> What to produce
Transcribe only the part of the material below that begins at the line containing "Give me the" and ends at the line containing "80, 90, 100];", with both kept and images left out.

Rows from a dataset of charts and code:
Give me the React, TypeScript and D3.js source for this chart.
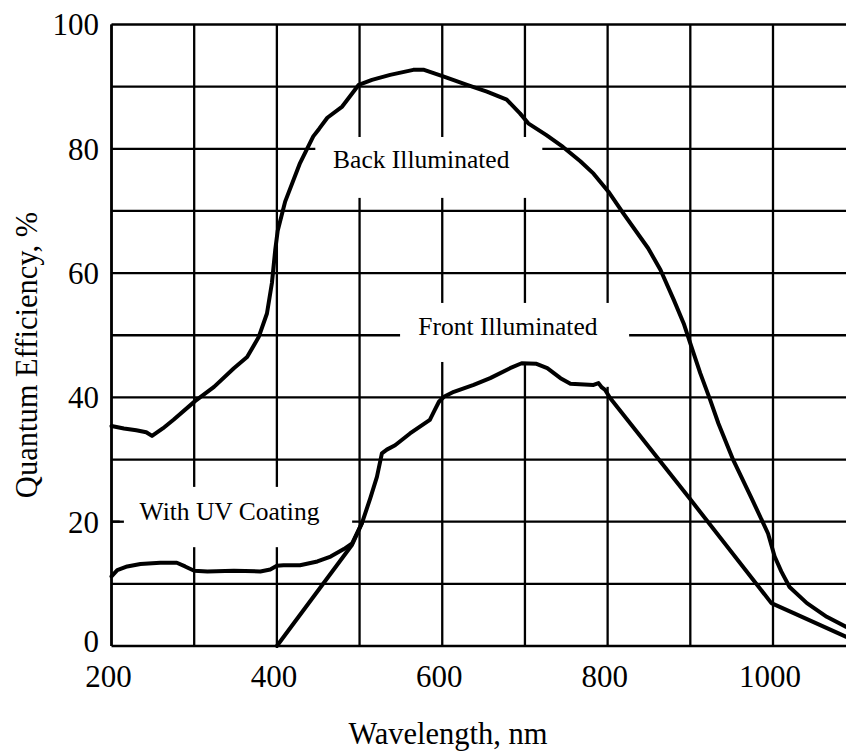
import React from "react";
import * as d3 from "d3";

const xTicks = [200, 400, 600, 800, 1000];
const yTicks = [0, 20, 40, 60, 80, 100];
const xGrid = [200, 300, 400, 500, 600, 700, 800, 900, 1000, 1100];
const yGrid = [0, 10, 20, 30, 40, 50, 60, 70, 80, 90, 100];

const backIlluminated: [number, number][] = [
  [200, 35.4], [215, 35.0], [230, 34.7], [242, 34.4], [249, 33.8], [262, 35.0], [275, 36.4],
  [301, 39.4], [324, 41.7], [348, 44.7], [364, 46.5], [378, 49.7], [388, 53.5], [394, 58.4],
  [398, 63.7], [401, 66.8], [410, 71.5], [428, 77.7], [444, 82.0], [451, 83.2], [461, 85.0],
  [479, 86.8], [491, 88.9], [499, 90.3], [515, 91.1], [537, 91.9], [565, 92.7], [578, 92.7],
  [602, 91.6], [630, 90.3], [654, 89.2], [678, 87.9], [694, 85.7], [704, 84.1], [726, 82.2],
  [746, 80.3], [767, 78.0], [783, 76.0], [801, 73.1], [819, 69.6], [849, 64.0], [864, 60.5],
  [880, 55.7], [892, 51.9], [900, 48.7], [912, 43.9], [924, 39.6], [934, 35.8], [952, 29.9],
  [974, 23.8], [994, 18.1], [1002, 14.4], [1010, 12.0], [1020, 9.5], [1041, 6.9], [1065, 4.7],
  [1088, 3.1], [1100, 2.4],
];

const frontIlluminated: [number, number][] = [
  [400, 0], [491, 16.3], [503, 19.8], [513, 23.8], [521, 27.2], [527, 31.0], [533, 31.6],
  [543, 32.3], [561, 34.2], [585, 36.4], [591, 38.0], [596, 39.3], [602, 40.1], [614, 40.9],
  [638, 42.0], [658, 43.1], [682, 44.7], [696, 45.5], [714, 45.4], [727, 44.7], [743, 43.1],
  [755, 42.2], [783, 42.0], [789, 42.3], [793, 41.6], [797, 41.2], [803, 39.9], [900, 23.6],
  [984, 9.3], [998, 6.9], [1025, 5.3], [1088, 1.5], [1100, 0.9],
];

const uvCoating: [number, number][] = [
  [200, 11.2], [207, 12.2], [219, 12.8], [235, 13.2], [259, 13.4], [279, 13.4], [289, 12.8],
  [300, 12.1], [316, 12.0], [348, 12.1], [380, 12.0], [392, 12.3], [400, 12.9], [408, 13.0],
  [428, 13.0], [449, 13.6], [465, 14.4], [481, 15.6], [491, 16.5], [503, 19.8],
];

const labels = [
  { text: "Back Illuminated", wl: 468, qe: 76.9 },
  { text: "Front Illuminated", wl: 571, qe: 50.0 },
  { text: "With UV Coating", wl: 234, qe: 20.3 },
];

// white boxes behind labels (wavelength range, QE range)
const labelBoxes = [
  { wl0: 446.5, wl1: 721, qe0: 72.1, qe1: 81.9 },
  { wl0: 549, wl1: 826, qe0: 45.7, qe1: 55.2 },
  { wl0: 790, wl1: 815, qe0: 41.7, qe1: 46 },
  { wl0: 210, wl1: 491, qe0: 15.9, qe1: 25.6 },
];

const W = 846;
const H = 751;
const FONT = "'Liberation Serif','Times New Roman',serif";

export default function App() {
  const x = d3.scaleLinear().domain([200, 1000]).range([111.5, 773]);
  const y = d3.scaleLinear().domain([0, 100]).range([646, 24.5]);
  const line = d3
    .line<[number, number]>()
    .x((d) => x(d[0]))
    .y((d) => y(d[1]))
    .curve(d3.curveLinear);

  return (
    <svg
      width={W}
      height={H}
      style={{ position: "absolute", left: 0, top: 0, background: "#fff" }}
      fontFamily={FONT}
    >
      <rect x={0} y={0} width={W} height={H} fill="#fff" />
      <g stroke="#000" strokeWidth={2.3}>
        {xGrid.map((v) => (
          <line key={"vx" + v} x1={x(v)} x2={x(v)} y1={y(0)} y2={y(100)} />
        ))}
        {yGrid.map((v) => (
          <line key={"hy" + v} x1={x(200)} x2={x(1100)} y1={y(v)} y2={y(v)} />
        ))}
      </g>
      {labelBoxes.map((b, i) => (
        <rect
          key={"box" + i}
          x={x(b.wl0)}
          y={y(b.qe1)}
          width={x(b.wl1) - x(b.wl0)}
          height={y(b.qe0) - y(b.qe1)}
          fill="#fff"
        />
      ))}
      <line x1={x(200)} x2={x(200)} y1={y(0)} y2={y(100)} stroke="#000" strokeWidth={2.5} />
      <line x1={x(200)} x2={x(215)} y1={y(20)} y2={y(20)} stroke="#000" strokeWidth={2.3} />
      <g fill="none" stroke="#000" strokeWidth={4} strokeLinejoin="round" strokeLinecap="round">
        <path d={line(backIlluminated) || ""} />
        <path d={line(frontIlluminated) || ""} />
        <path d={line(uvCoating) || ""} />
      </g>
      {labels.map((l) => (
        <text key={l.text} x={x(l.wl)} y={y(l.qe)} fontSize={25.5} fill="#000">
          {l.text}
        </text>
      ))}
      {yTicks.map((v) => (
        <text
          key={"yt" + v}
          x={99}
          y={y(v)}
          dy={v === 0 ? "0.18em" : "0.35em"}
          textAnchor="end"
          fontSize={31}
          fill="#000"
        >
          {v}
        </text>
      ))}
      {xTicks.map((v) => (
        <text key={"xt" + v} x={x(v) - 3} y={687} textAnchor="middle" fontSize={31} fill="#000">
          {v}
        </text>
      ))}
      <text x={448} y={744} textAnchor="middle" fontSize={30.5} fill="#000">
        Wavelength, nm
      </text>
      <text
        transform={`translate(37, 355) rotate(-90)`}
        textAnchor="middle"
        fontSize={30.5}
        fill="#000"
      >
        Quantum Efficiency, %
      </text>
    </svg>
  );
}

--

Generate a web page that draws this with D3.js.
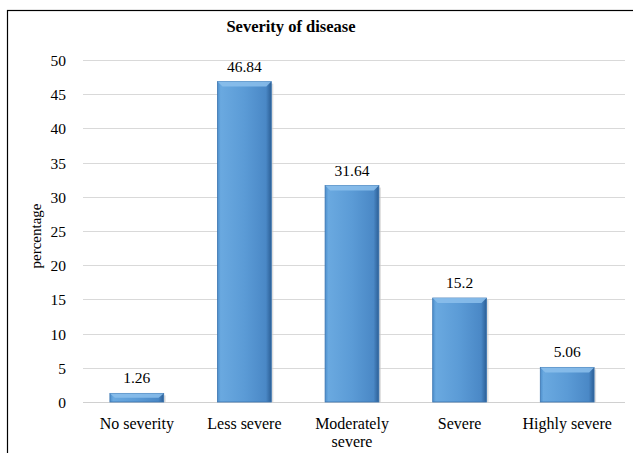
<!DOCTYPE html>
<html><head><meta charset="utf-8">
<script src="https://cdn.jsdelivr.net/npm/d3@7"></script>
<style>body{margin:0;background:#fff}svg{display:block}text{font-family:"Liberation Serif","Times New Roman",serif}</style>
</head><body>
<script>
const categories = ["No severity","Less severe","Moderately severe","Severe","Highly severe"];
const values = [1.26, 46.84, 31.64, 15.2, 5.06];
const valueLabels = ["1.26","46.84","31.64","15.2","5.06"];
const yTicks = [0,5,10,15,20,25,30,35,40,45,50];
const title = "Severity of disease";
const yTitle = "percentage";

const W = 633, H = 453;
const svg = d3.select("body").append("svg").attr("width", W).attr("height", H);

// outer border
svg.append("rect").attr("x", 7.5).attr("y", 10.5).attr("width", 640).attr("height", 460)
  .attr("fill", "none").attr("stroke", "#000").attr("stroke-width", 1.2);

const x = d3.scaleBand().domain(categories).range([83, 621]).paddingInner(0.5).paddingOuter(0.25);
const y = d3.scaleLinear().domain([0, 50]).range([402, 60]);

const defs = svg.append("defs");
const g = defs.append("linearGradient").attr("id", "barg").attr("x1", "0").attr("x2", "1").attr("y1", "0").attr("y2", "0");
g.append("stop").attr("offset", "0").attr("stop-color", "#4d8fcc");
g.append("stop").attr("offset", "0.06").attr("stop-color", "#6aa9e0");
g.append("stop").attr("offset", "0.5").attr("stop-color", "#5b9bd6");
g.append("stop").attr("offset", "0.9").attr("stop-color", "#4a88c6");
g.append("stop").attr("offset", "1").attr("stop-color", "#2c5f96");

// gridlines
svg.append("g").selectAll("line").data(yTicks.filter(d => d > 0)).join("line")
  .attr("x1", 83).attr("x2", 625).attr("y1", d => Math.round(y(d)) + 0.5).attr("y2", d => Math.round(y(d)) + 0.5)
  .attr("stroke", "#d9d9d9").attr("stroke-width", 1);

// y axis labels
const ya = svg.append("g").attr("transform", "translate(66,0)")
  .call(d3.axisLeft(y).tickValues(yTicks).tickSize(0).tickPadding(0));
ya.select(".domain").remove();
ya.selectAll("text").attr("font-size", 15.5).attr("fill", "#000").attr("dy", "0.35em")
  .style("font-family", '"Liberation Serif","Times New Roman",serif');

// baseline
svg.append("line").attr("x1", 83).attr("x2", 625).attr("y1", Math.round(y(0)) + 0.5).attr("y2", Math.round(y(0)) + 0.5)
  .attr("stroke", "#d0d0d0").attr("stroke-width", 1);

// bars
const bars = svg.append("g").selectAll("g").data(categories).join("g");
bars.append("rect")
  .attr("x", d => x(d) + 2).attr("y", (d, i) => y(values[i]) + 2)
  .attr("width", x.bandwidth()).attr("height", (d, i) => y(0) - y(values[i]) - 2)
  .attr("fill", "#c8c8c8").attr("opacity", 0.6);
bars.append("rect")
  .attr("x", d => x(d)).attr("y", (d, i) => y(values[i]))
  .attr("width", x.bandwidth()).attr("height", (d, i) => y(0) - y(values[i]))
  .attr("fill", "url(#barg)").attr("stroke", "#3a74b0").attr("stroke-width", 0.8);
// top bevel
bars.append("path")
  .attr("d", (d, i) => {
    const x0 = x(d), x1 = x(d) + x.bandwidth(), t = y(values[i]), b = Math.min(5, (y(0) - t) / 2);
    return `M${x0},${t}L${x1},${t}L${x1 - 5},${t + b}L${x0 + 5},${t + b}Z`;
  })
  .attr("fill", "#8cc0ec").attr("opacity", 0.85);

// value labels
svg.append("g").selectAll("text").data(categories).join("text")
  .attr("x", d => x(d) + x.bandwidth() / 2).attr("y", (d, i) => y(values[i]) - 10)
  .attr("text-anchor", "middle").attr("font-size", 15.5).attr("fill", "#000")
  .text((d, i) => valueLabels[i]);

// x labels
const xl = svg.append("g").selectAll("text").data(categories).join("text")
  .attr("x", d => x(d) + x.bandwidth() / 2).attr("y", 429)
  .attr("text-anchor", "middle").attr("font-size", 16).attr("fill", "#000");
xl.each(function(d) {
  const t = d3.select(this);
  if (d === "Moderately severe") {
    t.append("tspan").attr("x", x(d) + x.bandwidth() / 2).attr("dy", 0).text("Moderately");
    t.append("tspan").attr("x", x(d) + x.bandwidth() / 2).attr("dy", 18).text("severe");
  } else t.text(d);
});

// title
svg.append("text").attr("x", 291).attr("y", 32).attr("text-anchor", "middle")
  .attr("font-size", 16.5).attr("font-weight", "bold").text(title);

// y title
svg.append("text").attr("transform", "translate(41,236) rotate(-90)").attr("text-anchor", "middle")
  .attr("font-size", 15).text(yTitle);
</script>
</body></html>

> Full response
Give me the React, TypeScript and D3.js source for this chart.
import React from "react";
import * as d3 from "d3";

const xTicks = [200, 400, 600, 800, 1000];
const yTicks = [0, 20, 40, 60, 80, 100];
const xGrid = [200, 300, 400, 500, 600, 700, 800, 900, 1000, 1100];
const yGrid = [0, 10, 20, 30, 40, 50, 60, 70, 80, 90, 100];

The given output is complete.